Here’s some reminiscing on what life was as a young child in Western Montana in the 60s… however, my memory might fail me on some of these details.

I was asked what my favorite candy was as a child, but the question begs for some background on the times in the middle of the 20th century. I grew up on a ranch that was located 40 minutes from the town of Polson (and the nearest store) on a dirt road.

Before I was in school (and our school didn’t have kindergarten) we would sometimes only travel to town once or twice a month. I don’t recall when the first supermarket opened in Polson (it was a Safeway) but we shopped at one of the two grocery stores on Main Street. Neither of those had as big a selection of candy as a typical 7-11 or Circle K today. A Hershey bar only cost a nickel when I was a child; many young people today don’t really understand inflation. A Hershey bar didn’t change in value from then until now; the value of the currency used to buy it. So the Hershey bar that cost a nickel in 1960 is worth exactly the same as a Hershey bar today that costs $1.20.

But the Hershey bar, while a favorite, wasn’t my most favorite.

I mentioned that we lived far out of town, but we did have a television (black and white). We got exactly one channel; I think it was the CBS channel from Missoula. And that channel went off at midnight. The nearly infinite wealth of entertainment we have today would have been incomprehensible back then. I was jealous of my schoolmates who could get all three channels (ABC, NBC, CBS) living in town.

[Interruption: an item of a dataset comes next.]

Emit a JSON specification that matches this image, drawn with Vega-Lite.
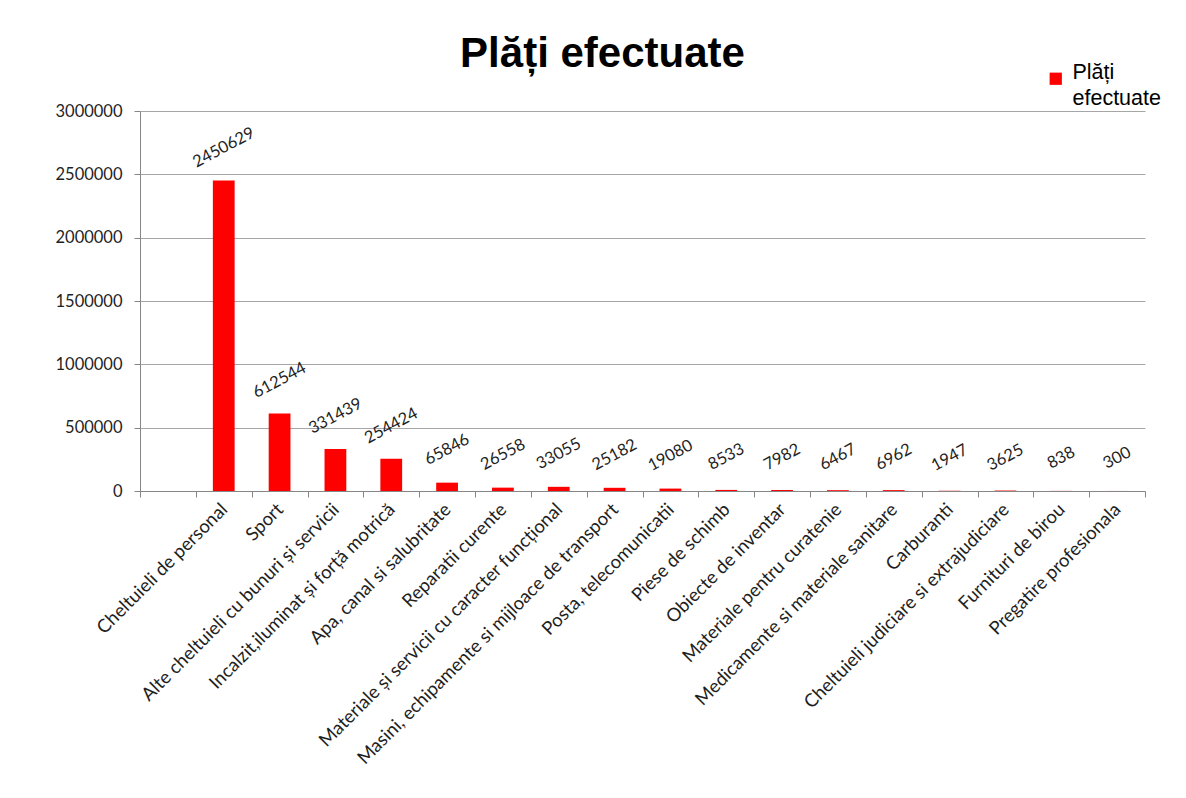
{
  "$schema": "https://vega.github.io/schema/vega-lite/v6.json",
  "width": 1005,
  "height": 380,
  "autosize": {"type": "none"},
  "padding": {"left": 140, "top": 111, "right": 41, "bottom": 307},
  "background": "white",
  "config": {
    "view": {"stroke": null},
    "font": "Lato",
    "style": {"guide-label": {"lineHeight": 26}}
  },
  "title": {
    "text": "Plăți efectuate",
    "font": "Liberation Sans",
    "fontSize": 42,
    "fontWeight": "bold",
    "color": "#000000",
    "anchor": "middle",
    "dx": -40,
    "dy": 41,
    "offset": 0,
    "baseline": "alphabetic"
  },
  "data": {
    "values": [
      {"categorie": " ", "valoare": null},
      {"categorie": "Cheltuieli de personal", "valoare": 2450629},
      {"categorie": "Sport", "valoare": 612544},
      {"categorie": "Alte cheltuieli cu bunuri și servicii", "valoare": 331439},
      {"categorie": "Incalzit,iluminat  și forță motrică", "valoare": 254424},
      {"categorie": "Apa, canal si salubritate", "valoare": 65846},
      {"categorie": "Reparatii curente", "valoare": 26558},
      {"categorie": "Materiale și servicii cu caracter funcțional", "valoare": 33055},
      {"categorie": "Masini, echipamente si mijloace de transport", "valoare": 25182},
      {"categorie": "Posta, telecomunicatii", "valoare": 19080},
      {"categorie": "Piese de schimb", "valoare": 8533},
      {"categorie": "Obiecte de inventar", "valoare": 7982},
      {"categorie": "Materiale pentru curatenie", "valoare": 6467},
      {"categorie": "Medicamente si materiale sanitare", "valoare": 6962},
      {"categorie": "Carburanti", "valoare": 1947},
      {"categorie": "Cheltuieli judiciare si extrajudiciare", "valoare": 3625},
      {"categorie": "Furnituri de birou", "valoare": 838},
      {"categorie": "Pregatire profesionala", "valoare": 300}
    ]
  },
  "layer": [
    {
      "mark": {"type": "bar", "color": "#ff0000", "width": {"band": 0.39}},
      "encoding": {
        "x": {
          "field": "categorie",
          "type": "nominal",
          "sort": null,
          "scale": {
            "domain": [" ", "Cheltuieli de personal", "Sport", "Alte cheltuieli cu bunuri și servicii", "Incalzit,iluminat  și forță motrică", "Apa, canal si salubritate", "Reparatii curente", "Materiale și servicii cu caracter funcțional", "Masini, echipamente si mijloace de transport", "Posta, telecomunicatii", "Piese de schimb", "Obiecte de inventar", "Materiale pentru curatenie", "Medicamente si materiale sanitare", "Carburanti", "Cheltuieli judiciare si extrajudiciare", "Furnituri de birou", "Pregatire profesionala"],
            "paddingInner": 0,
            "paddingOuter": 0
          },
          "axis": {
            "title": null,
            "tickBand": "extent",
            "labelAngle": -45,
            "labelAlign": "right",
            "labelBaseline": "middle",
            "tickSize": 6,
            "labelPadding": 9,
            "labelFont": "Lato",
            "labelFontSize": 18.5,
            "labelColor": "#1f1f1f",
            "labelLimit": 500,
            "labelOverlap": false,
            "domainColor": "#868686",
            "tickColor": "#868686",
            "grid": false
          }
        },
        "y": {
          "field": "valoare",
          "type": "quantitative",
          "scale": {"domain": [0, 3000000], "nice": false},
          "axis": {
            "title": null,
            "values": [0, 500000, 1000000, 1500000, 2000000, 2500000, 3000000],
            "format": "d",
            "grid": true,
            "gridColor": "#a6a6a6",
            "domainColor": "#868686",
            "tickColor": "#868686",
            "tickSize": 6,
            "labelPadding": 12,
            "labelFont": "Lato",
            "labelFontSize": 16.5,
            "labelColor": "#1f1f1f"
          }
        },
        "fill": {
          "datum": "Plăți efectuate",
          "type": "nominal",
          "scale": {"range": ["#ff0000"]},
          "legend": {
            "orient": "none",
            "legendX": 905,
            "legendY": -43,
            "title": null,
            "padding": 0,
            "symbolType": "square",
            "symbolSize": 150,
            "symbolStrokeWidth": 0,
            "labelFont": "Liberation Sans",
            "labelFontSize": 21.5,
            "labelColor": "#000000",
            "labelBaseline": "alphabetic",
            "labelOffset": 6,
            "labelExpr": "['Plăți', 'efectuate']"
          }
        }
      }
    },
    {
      "mark": {
        "type": "text",
        "angle": 332,
        "align": "center",
        "baseline": "middle",
        "yOffset": -33,
        "font": "Lato",
        "fontSize": 16.5,
        "color": "#1f1f1f"
      },
      "encoding": {
        "x": {"field": "categorie", "type": "nominal", "sort": null},
        "y": {"field": "valoare", "type": "quantitative"},
        "text": {"field": "valoare", "type": "quantitative", "format": "d"}
      }
    }
  ]
}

We did have on-demand movies, however, if you consider a movie theater with one screen and one showing a night, on-demand. Some things have not changed in the movie theaters; popcorn and soda are still the main staples, but they had a candy counter also. And they had some brands of candy never found anywhere but in the movie theater. I never had Milk Duds except in the theater, or a 7-up chocolate bar, or Mike and Ike candy. Like today, however, the theater prices were much higher than the store prices. Candy there cost a dime, twice as much as grocery store candy.

Did I mention that the theater cost sixty-five cents for admission? And that gas to get all the way in town was twenty-five cents a gallon? And that most of the stores were closed on Sunday? Or that my bus ride to school was over an hour long, and crossed a rickety wooden bridge going into town?

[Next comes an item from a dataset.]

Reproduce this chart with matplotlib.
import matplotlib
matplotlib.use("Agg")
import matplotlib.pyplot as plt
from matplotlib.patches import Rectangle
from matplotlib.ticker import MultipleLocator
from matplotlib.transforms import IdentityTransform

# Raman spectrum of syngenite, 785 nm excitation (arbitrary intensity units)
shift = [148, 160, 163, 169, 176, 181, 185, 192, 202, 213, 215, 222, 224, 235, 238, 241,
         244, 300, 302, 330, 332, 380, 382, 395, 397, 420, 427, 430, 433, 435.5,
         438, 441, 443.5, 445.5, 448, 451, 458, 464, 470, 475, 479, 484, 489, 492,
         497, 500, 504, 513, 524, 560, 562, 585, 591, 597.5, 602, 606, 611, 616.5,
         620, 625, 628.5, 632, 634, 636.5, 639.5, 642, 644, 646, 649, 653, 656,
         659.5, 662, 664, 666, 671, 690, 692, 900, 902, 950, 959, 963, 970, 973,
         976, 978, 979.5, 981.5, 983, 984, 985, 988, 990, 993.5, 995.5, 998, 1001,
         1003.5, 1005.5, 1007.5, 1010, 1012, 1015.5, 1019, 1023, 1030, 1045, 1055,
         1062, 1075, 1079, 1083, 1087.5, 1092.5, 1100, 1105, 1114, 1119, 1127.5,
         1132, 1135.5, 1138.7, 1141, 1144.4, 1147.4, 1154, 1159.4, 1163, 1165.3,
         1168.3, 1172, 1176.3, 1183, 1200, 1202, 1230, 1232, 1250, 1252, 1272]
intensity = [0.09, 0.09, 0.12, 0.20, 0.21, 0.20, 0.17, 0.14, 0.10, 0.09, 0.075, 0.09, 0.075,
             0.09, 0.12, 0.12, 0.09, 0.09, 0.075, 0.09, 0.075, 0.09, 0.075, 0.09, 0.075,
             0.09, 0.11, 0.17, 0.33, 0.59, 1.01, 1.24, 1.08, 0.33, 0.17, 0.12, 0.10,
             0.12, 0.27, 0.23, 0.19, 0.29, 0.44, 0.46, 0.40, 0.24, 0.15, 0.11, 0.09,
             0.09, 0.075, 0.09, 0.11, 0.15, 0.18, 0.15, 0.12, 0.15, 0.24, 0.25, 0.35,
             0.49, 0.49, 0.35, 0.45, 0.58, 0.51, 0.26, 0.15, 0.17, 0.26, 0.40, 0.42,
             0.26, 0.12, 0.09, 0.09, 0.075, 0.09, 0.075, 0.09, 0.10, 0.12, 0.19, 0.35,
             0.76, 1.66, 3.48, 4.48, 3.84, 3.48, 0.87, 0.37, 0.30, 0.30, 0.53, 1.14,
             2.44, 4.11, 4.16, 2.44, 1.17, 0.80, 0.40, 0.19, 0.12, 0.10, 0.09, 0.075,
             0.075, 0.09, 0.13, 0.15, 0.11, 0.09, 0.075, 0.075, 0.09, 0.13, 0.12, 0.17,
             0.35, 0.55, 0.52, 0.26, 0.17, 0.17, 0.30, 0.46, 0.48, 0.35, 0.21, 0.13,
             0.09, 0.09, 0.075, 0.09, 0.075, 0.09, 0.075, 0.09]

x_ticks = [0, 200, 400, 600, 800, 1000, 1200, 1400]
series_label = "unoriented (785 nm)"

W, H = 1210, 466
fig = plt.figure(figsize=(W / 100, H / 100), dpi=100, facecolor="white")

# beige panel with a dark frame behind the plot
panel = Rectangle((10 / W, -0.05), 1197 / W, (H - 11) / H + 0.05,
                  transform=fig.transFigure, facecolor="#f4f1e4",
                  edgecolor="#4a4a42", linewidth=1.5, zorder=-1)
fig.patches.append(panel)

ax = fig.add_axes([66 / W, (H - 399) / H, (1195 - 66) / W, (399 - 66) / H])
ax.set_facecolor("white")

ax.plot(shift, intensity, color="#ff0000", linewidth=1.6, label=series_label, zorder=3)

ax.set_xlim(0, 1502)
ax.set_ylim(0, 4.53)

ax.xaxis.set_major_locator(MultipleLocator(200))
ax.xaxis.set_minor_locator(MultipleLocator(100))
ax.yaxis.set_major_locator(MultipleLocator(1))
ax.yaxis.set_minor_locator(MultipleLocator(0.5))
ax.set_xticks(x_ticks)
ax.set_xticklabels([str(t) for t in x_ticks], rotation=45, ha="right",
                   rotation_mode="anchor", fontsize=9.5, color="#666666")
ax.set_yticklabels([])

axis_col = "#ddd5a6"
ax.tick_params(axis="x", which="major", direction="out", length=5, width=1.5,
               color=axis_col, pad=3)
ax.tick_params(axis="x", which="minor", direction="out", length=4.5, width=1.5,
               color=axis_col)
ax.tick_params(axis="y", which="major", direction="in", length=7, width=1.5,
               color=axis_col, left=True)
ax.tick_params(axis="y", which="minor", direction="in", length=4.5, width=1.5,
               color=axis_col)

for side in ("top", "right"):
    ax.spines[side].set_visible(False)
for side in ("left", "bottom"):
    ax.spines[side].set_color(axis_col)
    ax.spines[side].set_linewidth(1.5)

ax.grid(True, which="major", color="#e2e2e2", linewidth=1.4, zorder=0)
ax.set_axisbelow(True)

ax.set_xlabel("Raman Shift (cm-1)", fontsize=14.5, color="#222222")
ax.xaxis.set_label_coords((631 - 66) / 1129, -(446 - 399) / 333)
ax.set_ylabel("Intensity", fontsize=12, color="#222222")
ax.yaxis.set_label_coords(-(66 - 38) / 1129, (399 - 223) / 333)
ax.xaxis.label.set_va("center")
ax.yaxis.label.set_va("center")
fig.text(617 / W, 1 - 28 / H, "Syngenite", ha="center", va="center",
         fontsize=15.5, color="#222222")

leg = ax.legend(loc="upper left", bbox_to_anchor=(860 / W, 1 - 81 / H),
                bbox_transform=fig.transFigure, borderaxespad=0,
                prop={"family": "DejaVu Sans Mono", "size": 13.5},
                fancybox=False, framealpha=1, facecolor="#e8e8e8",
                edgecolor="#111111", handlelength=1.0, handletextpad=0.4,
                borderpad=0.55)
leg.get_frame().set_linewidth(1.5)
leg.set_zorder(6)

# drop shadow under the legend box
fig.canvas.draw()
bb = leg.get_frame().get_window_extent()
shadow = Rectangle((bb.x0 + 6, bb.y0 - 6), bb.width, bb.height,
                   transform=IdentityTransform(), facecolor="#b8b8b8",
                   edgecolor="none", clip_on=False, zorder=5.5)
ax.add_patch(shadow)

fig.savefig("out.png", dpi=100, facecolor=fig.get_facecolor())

Back to the grocery store… think of a dollar store today that sells groceries; the Main Street Market we shopped at had an inventory comparable with the groceries the dollar stores have today. They did have a meat counter, however, and the butcher would weigh and wrap your meat purchase, like a deli does today. My parents had chickens on the ranch and they would sell them at the grocery store for the store to resell.

Soda was only in bottles, and was a rare treat.

The restaurant fare was typical diner food, with one steak house in town. There was an A&W drive up restaurant, and the local “Burgerville” drive thru (which amazingly, is still there) as well as a “Tasty Freeze.” There was no McDonalds anywhere near (on a trip many years later I saw a McDonald’s on the east coast, with “over 100,000 sold” on the sign). I never tasted Mexican food or saw a Mexican restaurant until years later. There was a bowling alley (with 8 lanes, I believe) on main street. And the bowling alley had candy too, but none like the theater had.

By the way, to answer the question that spawned this article, the candy that was my favorite — and was only available at the theater — was Hot Tamales.